I’m trying to get my writing restarted after the move. I’m not trying to finish Pixie Noir in 13 weeks any longer, as I had originally planned. I’ll be happy to get it done by the end of summer. The sequel to Vulcan’s Kittens will have to wait until fall. The program I was following along with covered this, though, talking about how life interferes, and it’s just as important to keep momentum as to hit a given time goal. That’s what I’m working toward. I’m certainly not going to feel guilty that my goal has had to be reset to fit around my life.
This morning I managed to get a bit of my garden bed dug. Only about 2’×3′ section, but it was the hard part, close to the steps, where some shrubs had been growing until he bought the house, and they were re-growing. So in order to put the bed in there, I had to dig around them, then cut them off below soil level to hopefully kill them permanently. Given that it’s rising to 90 today, I didn’t want to work on it too long, so once I’d finished the shrubs off, I stopped. The writing is going to be like that, I think.
I’ll have to push myself, a sentence at a time, until it clicks and my story starts flowing again. It’s hard, but once I’m past the gnarly roots and stumps, the work will get easier. At least, until it gets harder again. I’ll set aside an hour a day, at first, maybe later once my house is more tidy, a few hours. And I’ll hack at the roots until I make it back into the nice crumbly action bits of the story with my hero’s dry sarcasm sounding loud and clear in my inner ear.

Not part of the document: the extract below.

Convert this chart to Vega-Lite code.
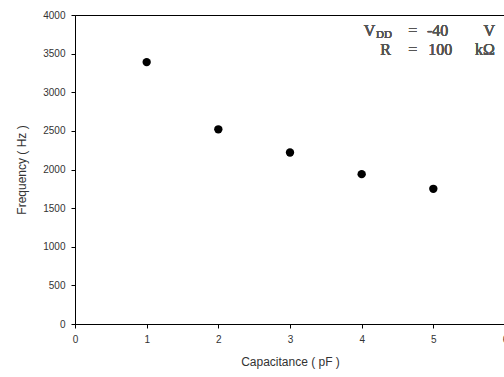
{
  "$schema": "https://vega.github.io/schema/vega-lite/v6.json",
  "width": 430,
  "height": 309,
  "autosize": {"type": "none"},
  "padding": {"left": 75, "top": 15, "right": 0, "bottom": 53},
  "background": "white",
  "config": {
    "view": {"stroke": "#000", "strokeWidth": 1},
    "text": {"font": "Liberation Serif", "fontSize": 16, "fontWeight": "normal", "baseline": "alphabetic", "color": "#555"},
    "axis": {
      "labelFont": "Liberation Sans",
      "titleFont": "Liberation Sans",
      "labelFontSize": 10,
      "titleFontSize": 12,
      "titleFontWeight": "normal",
      "labelColor": "#333",
      "titleColor": "#333",
      "domainColor": "#000",
      "tickColor": "#000",
      "grid": false,
      "tickSize": 4,
      "labelOverlap": false,
      "format": "d",
      "labelPadding": 6
    }
  },
  "data": {
    "values": [
      {"capacitance": 1, "frequency": 3390},
      {"capacitance": 2, "frequency": 2520},
      {"capacitance": 3, "frequency": 2220},
      {"capacitance": 4, "frequency": 1940},
      {"capacitance": 5, "frequency": 1750}
    ]
  },
  "layer": [
    {
      "mark": {"type": "point", "filled": true, "color": "#000", "opacity": 1, "size": 70},
      "encoding": {
        "x": {
          "field": "capacitance", "type": "quantitative",
          "scale": {"domain": [0, 6], "nice": false, "zero": true},
          "axis": {"title": "Capacitance ( pF )", "values": [0, 1, 2, 3, 4, 5, 6], "titlePadding": 12, "labelFlush": false}
        },
        "y": {
          "field": "frequency", "type": "quantitative",
          "scale": {"domain": [0, 4000], "nice": false},
          "axis": {"title": "Frequency ( Hz )", "values": [0, 500, 1000, 1500, 2000, 2500, 3000, 3500, 4000], "titlePadding": 14}
        }
      }
    },
    {
      "mark": {"type": "text", "align": "left"},
      "encoding": {
        "x": {"datum": 4.03, "type": "quantitative", "axis": {"title": "Capacitance ( pF )", "values": [0, 1, 2, 3, 4, 5, 6], "titlePadding": 12, "labelFlush": false}},
        "y": {"datum": 3728, "type": "quantitative", "axis": {"title": "Frequency ( Hz )", "values": [0, 500, 1000, 1500, 2000, 2500, 3000, 3500, 4000], "titlePadding": 14}},
        "text": {"value": "V"}
      }
    },
    {
      "mark": {"type": "text", "align": "left", "fontSize": 11},
      "encoding": {
        "x": {"datum": 4.2, "type": "quantitative", "axis": {"title": "Capacitance ( pF )", "values": [0, 1, 2, 3, 4, 5, 6], "titlePadding": 12, "labelFlush": false}},
        "y": {"datum": 3696, "type": "quantitative", "axis": {"title": "Frequency ( Hz )", "values": [0, 500, 1000, 1500, 2000, 2500, 3000, 3500, 4000], "titlePadding": 14}},
        "text": {"value": "DD"}
      }
    },
    {
      "mark": {"type": "text", "align": "left"},
      "encoding": {
        "x": {"datum": 4.65, "type": "quantitative", "axis": {"title": "Capacitance ( pF )", "values": [0, 1, 2, 3, 4, 5, 6], "titlePadding": 12, "labelFlush": false}},
        "y": {"datum": 3728, "type": "quantitative", "axis": {"title": "Frequency ( Hz )", "values": [0, 500, 1000, 1500, 2000, 2500, 3000, 3500, 4000], "titlePadding": 14}},
        "text": {"value": "="}
      }
    },
    {
      "mark": {"type": "text", "align": "left"},
      "encoding": {
        "x": {"datum": 4.91, "type": "quantitative", "axis": {"title": "Capacitance ( pF )", "values": [0, 1, 2, 3, 4, 5, 6], "titlePadding": 12, "labelFlush": false}},
        "y": {"datum": 3728, "type": "quantitative", "axis": {"title": "Frequency ( Hz )", "values": [0, 500, 1000, 1500, 2000, 2500, 3000, 3500, 4000], "titlePadding": 14}},
        "text": {"value": "-40"}
      }
    },
    {
      "mark": {"type": "text", "align": "right"},
      "encoding": {
        "x": {"datum": 5.86, "type": "quantitative", "axis": {"title": "Capacitance ( pF )", "values": [0, 1, 2, 3, 4, 5, 6], "titlePadding": 12, "labelFlush": false}},
        "y": {"datum": 3728, "type": "quantitative", "axis": {"title": "Frequency ( Hz )", "values": [0, 500, 1000, 1500, 2000, 2500, 3000, 3500, 4000], "titlePadding": 14}},
        "text": {"value": "V"}
      }
    },
    {
      "mark": {"type": "text", "align": "left"},
      "encoding": {
        "x": {"datum": 4.26, "type": "quantitative", "axis": {"title": "Capacitance ( pF )", "values": [0, 1, 2, 3, 4, 5, 6], "titlePadding": 12, "labelFlush": false}},
        "y": {"datum": 3482, "type": "quantitative", "axis": {"title": "Frequency ( Hz )", "values": [0, 500, 1000, 1500, 2000, 2500, 3000, 3500, 4000], "titlePadding": 14}},
        "text": {"value": "R"}
      }
    },
    {
      "mark": {"type": "text", "align": "left"},
      "encoding": {
        "x": {"datum": 4.65, "type": "quantitative", "axis": {"title": "Capacitance ( pF )", "values": [0, 1, 2, 3, 4, 5, 6], "titlePadding": 12, "labelFlush": false}},
        "y": {"datum": 3482, "type": "quantitative", "axis": {"title": "Frequency ( Hz )", "values": [0, 500, 1000, 1500, 2000, 2500, 3000, 3500, 4000], "titlePadding": 14}},
        "text": {"value": "="}
      }
    },
    {
      "mark": {"type": "text", "align": "left"},
      "encoding": {
        "x": {"datum": 4.93, "type": "quantitative", "axis": {"title": "Capacitance ( pF )", "values": [0, 1, 2, 3, 4, 5, 6], "titlePadding": 12, "labelFlush": false}},
        "y": {"datum": 3482, "type": "quantitative", "axis": {"title": "Frequency ( Hz )", "values": [0, 500, 1000, 1500, 2000, 2500, 3000, 3500, 4000], "titlePadding": 14}},
        "text": {"value": "100"}
      }
    },
    {
      "mark": {"type": "text", "align": "right"},
      "encoding": {
        "x": {"datum": 5.86, "type": "quantitative", "axis": {"title": "Capacitance ( pF )", "values": [0, 1, 2, 3, 4, 5, 6], "titlePadding": 12, "labelFlush": false}},
        "y": {"datum": 3482, "type": "quantitative", "axis": {"title": "Frequency ( Hz )", "values": [0, 500, 1000, 1500, 2000, 2500, 3000, 3500, 4000], "titlePadding": 14}},
        "text": {"value": "kΩ"}
      }
    }
  ]
}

I can take this metaphor further. Later this summer, as the plant grow, I’ll be on my knees out there weeding. Just like editing a story, you want to carefully remove the unwanted bits without disturbing the good parts of the story that you don’t want to kill. And just like weeding, editing is a tedious and necessary part of writing if you want your story to flourish, or even to show under all those loose ends and plot bunnies. We can all think of books we’ve read that fell to the weeds, and we put them down thinking ‘that author needs a good editor.’

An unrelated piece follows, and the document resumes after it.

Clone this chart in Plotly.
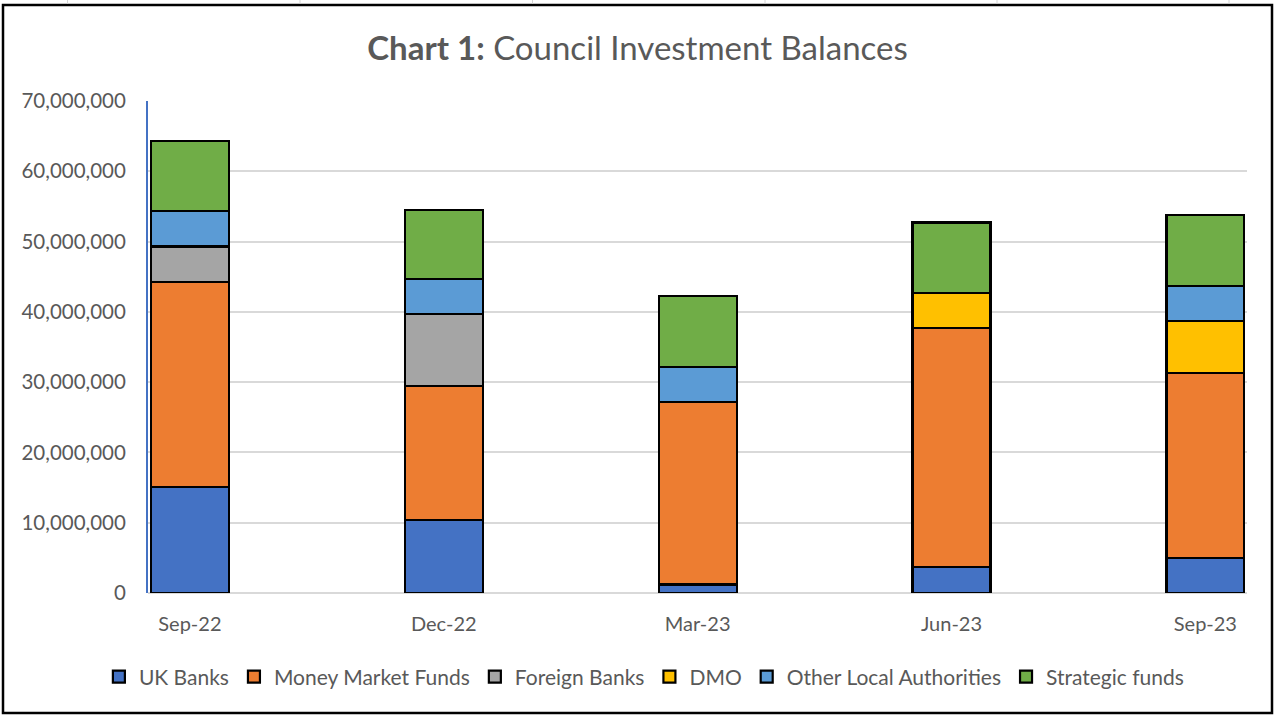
import plotly.graph_objects as go

# ---- data (GBP) ----
categories = ["Sep-22", "Dec-22", "Mar-23", "Jun-23", "Sep-23"]
uk_banks = [15100000, 10400000, 1200000, 3700000, 5000000]
money_market_funds = [29200000, 19100000, 26000000, 34000000, 26300000]
foreign_banks = [5000000, 10200000, None, None, None]
dmo = [None, None, None, 5000000, 7400000]
other_local_authorities = [5000000, 5000000, 5000000, None, 5000000]
strategic_funds = [10000000, 9800000, 10000000, 10000000, 10100000]

series = [
    ("UK Banks", uk_banks, "#4472C4"),
    ("Money Market Funds", money_market_funds, "#ED7D31"),
    ("Foreign Banks", foreign_banks, "#A5A5A5"),
    ("DMO", dmo, "#FFC000"),
    ("Other Local Authorities", other_local_authorities, "#5B9BD5"),
    ("Strategic funds", strategic_funds, "#70AD47"),
]

W, H = 1275, 715
L, R, T, B = 148, 1247, 101, 593  # plot-area pixel edges
FONT = "Lato"
TXT = "#595959"

fig = go.Figure()
for name, vals, col in series:
    fig.add_trace(go.Bar(
        x=categories, y=vals, name=name, width=0.307,
        marker=dict(color=col, line=dict(color="black", width=2.2)),
    ))

def px_x(p):
    return (p - L) / (R - L)

def px_y(p):
    return (B - p) / (B - T)

shapes = [
    dict(type="rect", xref="paper", yref="paper",
         x0=px_x(3), x1=px_x(1272), y0=px_y(713), y1=px_y(5),
         line=dict(color="black", width=2.5), fillcolor="rgba(0,0,0,0)",
         layer="above"),
]
# faint spreadsheet cell lines peeking above the chart frame
for gx in (67.5, 300, 532.5, 765, 997, 1229):
    shapes.append(dict(type="line", xref="paper", yref="paper",
                       x0=px_x(gx), x1=px_x(gx), y0=px_y(0), y1=px_y(3.5),
                       line=dict(color="#D4D4D4", width=1)))

fig.update_layout(
    width=W, height=H,
    margin=dict(l=L, r=W - R, t=T, b=H - B),
    paper_bgcolor="white", plot_bgcolor="white",
    barmode="stack",
    font=dict(family=FONT, color=TXT, size=20),
    title=dict(
        text="<b>Chart 1:</b> Council Investment Balances",
        x=0.5, xref="container", xanchor="center",
        y=1 - 48 / H, yref="container", yanchor="middle",
        font=dict(family=FONT, size=33, color=TXT),
    ),
    xaxis=dict(
        type="category", range=[-0.165, 4.164],
        showgrid=False, showline=False, ticks="",
        tickfont=dict(size=20, color=TXT),
        ticklabelstandoff=17,
    ),
    yaxis=dict(
        range=[0, 70000000], dtick=10000000, tickformat=",d",
        showgrid=True, gridcolor="#D9D9D9", gridwidth=2,
        zeroline=True, zerolinecolor="#D9D9D9", zerolinewidth=2,
        showline=True, linecolor="#4472C4", linewidth=2,
        ticks="", tickfont=dict(size=20.5, color=TXT),
        ticklabelstandoff=16,
    ),
    legend=dict(
        orientation="h", traceorder="normal",
        x=0.505, xref="container", xanchor="center",
        y=1 - 677 / H, yref="container", yanchor="middle",
        font=dict(size=21, color=TXT),
    ),
    showlegend=True,
    shapes=shapes,
)

fig.write_html("out.html")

Much later, royalty checks are the harvest. The fact that they don’t need to ever end is where the garden metaphor falls down. Or maybe not. Replanting in spring is analogous to writing a new book. Or to a perennial flower spreading and making more blooms every year. Personally, I enjoy my spring rituals of kneeling in the garden, my hands in the good dirt. Like writing, it feeds something in me, and it gives me an end result I can offer to feed someone’s mind with. Body and soul, gardening and writing.